April transactions can be entered normally. The lock date doesn't affect new entries.

When April ends, you'll repeat this process. The Lock Date will move from March 31 to April 30.


A streamlined monthly close template

After you've done it once, the routine looks like this:

1. Day 1-3 of next month:
   - Wait for prior month's auto-syncs to fully complete
   - Wait for the bank to send the prior month's statement

2. Day 3-5:
   - Run through the pre-close checklist (above)
   - Reconcile every wallet
   - Enter month-end adjustments
   - Verify Trial Balance and P&L

3. Day 5-7:
   - Set the Journal Lock Date
   - Export and send out reports
   - Brief variance review

4. Total time: 1-2 hours per month for a small business

Bookkeepers managing several clients do this in parallel: reconcile all clients on Day 3-5, close all clients on Day 5-7.


Common questions

"What if I close March, then realize I had an error?"

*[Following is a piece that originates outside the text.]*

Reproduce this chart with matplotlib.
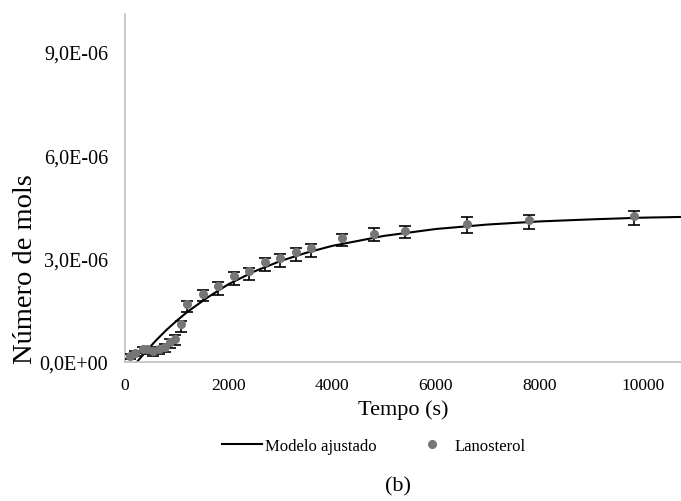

See Period Close section "What if I really need to fix something in a locked period?" Three options:

  1. Post a correcting entry in the current period (recommended)
  2. Use Reverse on the original (creates a reversing entry in the current period)
  3. Reopen March (rewrites history; use sparingly)

"How do I close a quarter or year, not just a month?"

Same Lock Date mechanism, different date. To close Q1 2026, set Lock Date to March 31. To close the year 2026, set to December 31. Each Lock Date covers everything before it.

You typically close every month, and the year-end close is just an extra-careful version of that month's close. There's no separate "close the year" button; it's the same lock date moved forward to December 31.

"What about the year-end Closing Entries that move P&L into Retained Earnings?"

Some accounting systems have an explicit "year-end closing" that journals income and expense balances to retained earnings. BitBooks doesn't require this; the P&L accounts effectively reset for reporting purposes at year-end automatically. If your accountant insists on explicit closing entries (some do), use Advanced Mode (Journal Entries) to post them, then set the Lock Date.